● RECORDED INFORMATION:
########################################
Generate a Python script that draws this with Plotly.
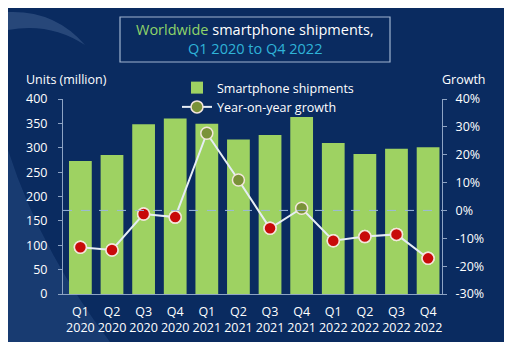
import plotly.graph_objects as go

quarters = ["Q1<br>2020", "Q2<br>2020", "Q3<br>2020", "Q4<br>2020",
            "Q1<br>2021", "Q2<br>2021", "Q3<br>2021", "Q4<br>2021",
            "Q1<br>2022", "Q2<br>2022", "Q3<br>2022", "Q4<br>2022"]
shipments = [273, 285, 348, 360, 349, 317, 326, 363, 310, 287, 298, 301]
growth = [-13.2, -14.2, -1.3, -2.4, 27.7, 10.9, -6.4, 0.8, -10.9, -9.4, -8.6, -17.2]
left_ticks = [0, 50, 100, 150, 200, 250, 300, 350, 400]
right_ticks = [-30, -20, -10, 0, 10, 20, 30, 40]

# page geometry (the page has an 8px body margin)
OFF = 8
PW, PH = 513, 355
W, H = PW - OFF, PH - OFF
L, R, T, B = 63, 442, 99, 294   # plot area in page pixels


def px(x):
    return (x - L) / (R - L)


def py(y):
    return (B - y) / (B - T)


GREEN = "#9ed262"
RED = "#c80a0a"
OLIVE = "#7a9238"
NAVY = "#0a2b60"
AXIS = "#8ea4c4"
FONT = "Open Sans"

neg_x = [q for q, g in zip(quarters, growth) if g < 0]
neg_y = [g for g in growth if g < 0]

fig = go.Figure()
fig.add_trace(go.Bar(
    x=quarters, y=shipments, name="Smartphone shipments",
    marker=dict(color=GREEN, line=dict(width=0)), yaxis="y",
))
fig.add_trace(go.Scatter(
    x=quarters, y=growth, name="Year-on-year growth", yaxis="y2",
    mode="lines+markers",
    line=dict(color="#e6edf5", width=2),
    marker=dict(size=12, color=OLIVE, line=dict(color="#f3e6dc", width=1.5)),
))
fig.add_trace(go.Scatter(
    x=neg_x, y=neg_y, yaxis="y2", mode="markers", showlegend=False, hoverinfo="skip",
    marker=dict(size=12, color=RED, line=dict(color="#f3e6dc", width=1.5)),
))

shapes = [
    # panel background
    dict(type="rect", xref="paper", yref="paper", x0=px(8), x1=px(504), y0=py(342), y1=py(4),
         fillcolor=NAVY, line=dict(width=0), layer="below"),
    # lower-left lighter swoosh
    dict(type="path", xref="paper", yref="paper", layer="below",
         path=f"M {px(8)},{py(150)} Q {px(40)},{py(250)} {px(110)},{py(342)} L {px(8)},{py(342)} Z",
         fillcolor="rgba(120,170,230,0.13)", line=dict(width=0)),
    # top-left swoosh
    dict(type="path", xref="paper", yref="paper", layer="below",
         path=f"M {px(8)},{py(12)} Q {px(55)},{py(10)} {px(85)},{py(45)} Q {px(50)},{py(22)} {px(8)},{py(30)} Z",
         fillcolor="rgba(170,200,240,0.18)", line=dict(width=0)),
    # title box
    dict(type="rect", xref="paper", yref="paper", x0=px(120), x1=px(390), y0=py(62), y1=py(17),
         fillcolor="rgba(0,0,0,0)", line=dict(color="#9fb4cf", width=1.2)),
    # zero growth dashed line
    dict(type="line", xref="paper", yref="y2", x0=0, x1=1, y0=0, y1=0,
         line=dict(color="#9cb8dc", width=1, dash="dash")),
]

annotations = [
    dict(xref="paper", yref="paper", x=px(255), y=py(30), showarrow=False,
         text="<span style='color:#8fd46a'>Worldwide</span> smartphone shipments,",
         font=dict(family=FONT, size=14.5, color="white"), xanchor="center", yanchor="middle"),
    dict(xref="paper", yref="paper", x=px(255), y=py(48), showarrow=False,
         text="Q1 2020 to Q4 2022",
         font=dict(family=FONT, size=14.5, color="#2fb3d8"), xanchor="center", yanchor="middle"),
    dict(xref="paper", yref="paper", x=px(24), y=py(80), showarrow=False,
         text="Units (million)", font=dict(family=FONT, size=12.5, color="white"),
         xanchor="left", yanchor="middle"),
    dict(xref="paper", yref="paper", x=px(488), y=py(80), showarrow=False,
         text="Growth", font=dict(family=FONT, size=12.5, color="white"),
         xanchor="right", yanchor="middle"),
]

fig.update_layout(
    width=W, height=H,
    margin=dict(l=L - OFF, r=PW - R, t=T - OFF, b=PH - B, pad=0),
    paper_bgcolor="white", plot_bgcolor="rgba(0,0,0,0)",
    font=dict(family=FONT, size=12, color="white"),
    bargap=0.28,
    showlegend=True,
    legend=dict(x=px(177), y=py(73), xanchor="left", yanchor="top",
                bgcolor="rgba(0,0,0,0)", font=dict(family=FONT, size=12.5, color="white"),
                itemwidth=30, tracegroupgap=0),
    xaxis=dict(range=[-0.55, 11.44], showgrid=False, showline=True, linecolor=AXIS, linewidth=1,
               tickfont=dict(family=FONT, size=12.5, color="white"), ticks="", ticklabelstandoff=6,
               tickangle=0, fixedrange=True),
    yaxis=dict(range=[0, 400], tickvals=left_ticks, showgrid=False, zeroline=False,
               showline=True, linecolor=AXIS, linewidth=1,
               ticks="outside", ticklen=4, tickcolor=AXIS, tickwidth=1,
               ticklabelstandoff=8, tickfont=dict(family=FONT, size=12.5, color="white")),
    yaxis2=dict(range=[-30, 40], tickvals=right_ticks, ticktext=[f"{v}%" for v in right_ticks],
                overlaying="y", side="right",
                showgrid=False, zeroline=False, showline=True, linecolor=AXIS, linewidth=1,
                ticks="outside", ticklen=4, tickcolor=AXIS, tickwidth=1,
                ticklabelstandoff=6, tickfont=dict(family=FONT, size=12.5, color="white")),
    shapes=shapes, annotations=annotations,
)

fig.write_html("out.html")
########################################
● WORK TO DO: Transcribe the opening line of the listing above, please, and every line after it through the line with "neg_y = [g for g in growth if g < 0]", word for word, without pictures.

● REPLY:
Generate a Python script that draws this with Plotly.
import plotly.graph_objects as go

quarters = ["Q1<br>2020", "Q2<br>2020", "Q3<br>2020", "Q4<br>2020",
            "Q1<br>2021", "Q2<br>2021", "Q3<br>2021", "Q4<br>2021",
            "Q1<br>2022", "Q2<br>2022", "Q3<br>2022", "Q4<br>2022"]
shipments = [273, 285, 348, 360, 349, 317, 326, 363, 310, 287, 298, 301]
growth = [-13.2, -14.2, -1.3, -2.4, 27.7, 10.9, -6.4, 0.8, -10.9, -9.4, -8.6, -17.2]
left_ticks = [0, 50, 100, 150, 200, 250, 300, 350, 400]
right_ticks = [-30, -20, -10, 0, 10, 20, 30, 40]

# page geometry (the page has an 8px body margin)
OFF = 8
PW, PH = 513, 355
W, H = PW - OFF, PH - OFF
L, R, T, B = 63, 442, 99, 294   # plot area in page pixels


def px(x):
    return (x - L) / (R - L)


def py(y):
    return (B - y) / (B - T)


GREEN = "#9ed262"
RED = "#c80a0a"
OLIVE = "#7a9238"
NAVY = "#0a2b60"
AXIS = "#8ea4c4"
FONT = "Open Sans"

neg_x = [q for q, g in zip(quarters, growth) if g < 0]
neg_y = [g for g in growth if g < 0]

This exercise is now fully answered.